Ok I am adding rows to other rows
(ex 2*row1 +row2)
Same I do for columns.

When I expend the matrix I pay attention to the + and -
So what is wrong :S

This is what I did (I didn't choose the shortest way because I wanted to make sure I am solving it right but hence something is off :S)

I did 2*R4+r2,R3-2*R1
I opened the det by a3,1
And got to this by this point:
1*
-4 5 -1​
-6 5 8​
0 3 5 ​
then I did
R1-R2,3*R1+R2
then opened it by a2,1
I got the det:
6*
5 -19​
3 5​
Which is 492 (should b 82)
Now in all the cases I tried I reached 82 before multiplying the number outside the 2x2 det (6 in this case)

Well it is kinda hard showing the steps of the det though it is a simple one but mainly is there something wrong with the steps I take?

2. Nov 23, 2012

### HallsofIvy

Okay, that's a good start. It gets a 0 in the first column, second row.

But I don't understand why you did that? I thought you were trying to get 0s in the first column. This gives you
$$\begin{bmatrix}3 & 1 & 1 & 0 \\ 0 & 3 & 0 & 5 \\ -6 & 5 & 0 & 8 \\ 2 & -1 & 0 & 3\end{bmatrix}$$

Perhaps I misunderstood what you meant before.

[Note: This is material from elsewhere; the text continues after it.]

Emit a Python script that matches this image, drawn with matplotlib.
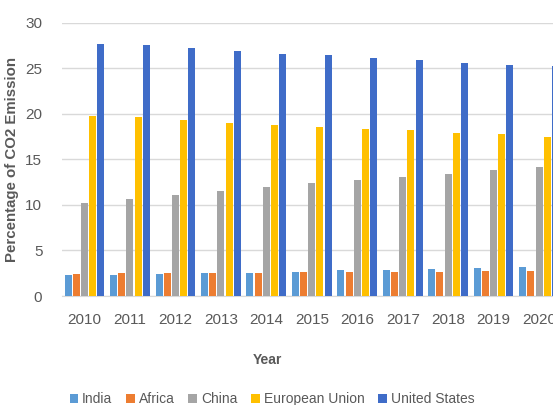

Because you already have two 0s in the third column, if you subtract 2 times the first row from the third row, Replacing R3 with R3- 2R1, you get
$$\left|\begin{array}{cccc}3 & 1 & 1 & 0 \\-4 & 5 & 0 & -1\\ -6 & 5 & 0 & 8 \\ 2 & -1 & 0 & 3 \end{array}\right|$$
Expanding on the third column, you get
$$1\left|\begin{array}{ccc}4 & 5 & -1 \\ 6 & 5 & 8 \\ 2 & -1 & 3\end{array}\right|$$
Although I still don't see how you got that third row.

3. Nov 23, 2012

### HallsofIvy

Okay, that's a good start. It gets a 0 in the first column, second row.

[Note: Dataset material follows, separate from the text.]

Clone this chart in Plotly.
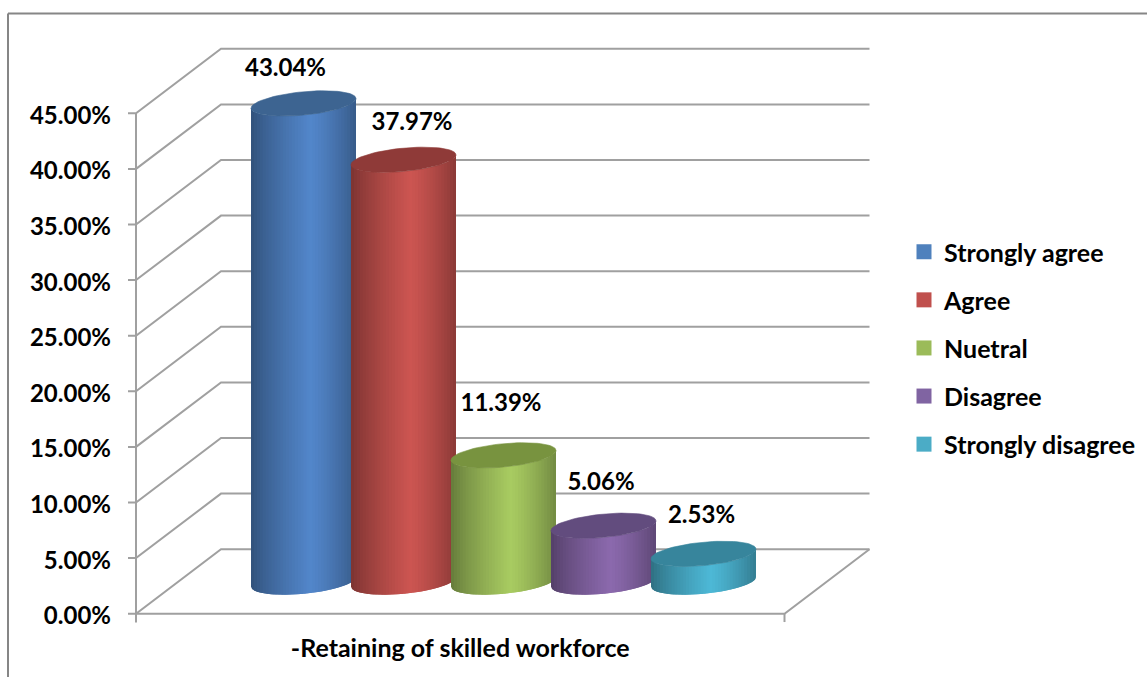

But I don't understand why you did that? I thought you were trying to get 0s in the first column. This gives you
$$\begin{bmatrix}3 & 1 & 1 & 0 \\ 0 & 3 & 0 & 5 \\ -6 & 5 & 0 & 8 \\ 2 & -1 & 0 & 3\end{bmatrix}$$

Perhaps I misunderstood what you meant before. Because you already have two 0s in the third column, if you subtract 2 times the first row from the third row, Replacing R3 with R3- 2R1, you get
$$\left|\begin{array}{cccc}3 & 1 & 1 & 0 \\-4 & 5 & 0 & -1\\ -6 & 5 & 0 & 8 \\ 2 & -1 & 0 & 3 \end{array}\right|$$
Expanding on the third column, you get
$$1\left|\begin{array}{ccc}4 & 5 & -1 \\ 6 & 5 & 8 \\ 2 & -1 & 3\end{array}\right|$$
Although I still don't see how you got that third row.

4. Nov 23, 2012

### Lenjaku

Not everything I did had to have a meaning I was playing around with it.
I figured out what I was doing wrong though...I treated it as matrix .
When I write 2R2+R3
I actually mean R2=2R2+R3
I didn't know I can't do that with dets or I change its value:S

5. Nov 24, 2012

### Millennial

Row operations of course do change the value of the determinant.
Why don't you try expansion by minors to solve it? Might be a bit tedious, but would work after all.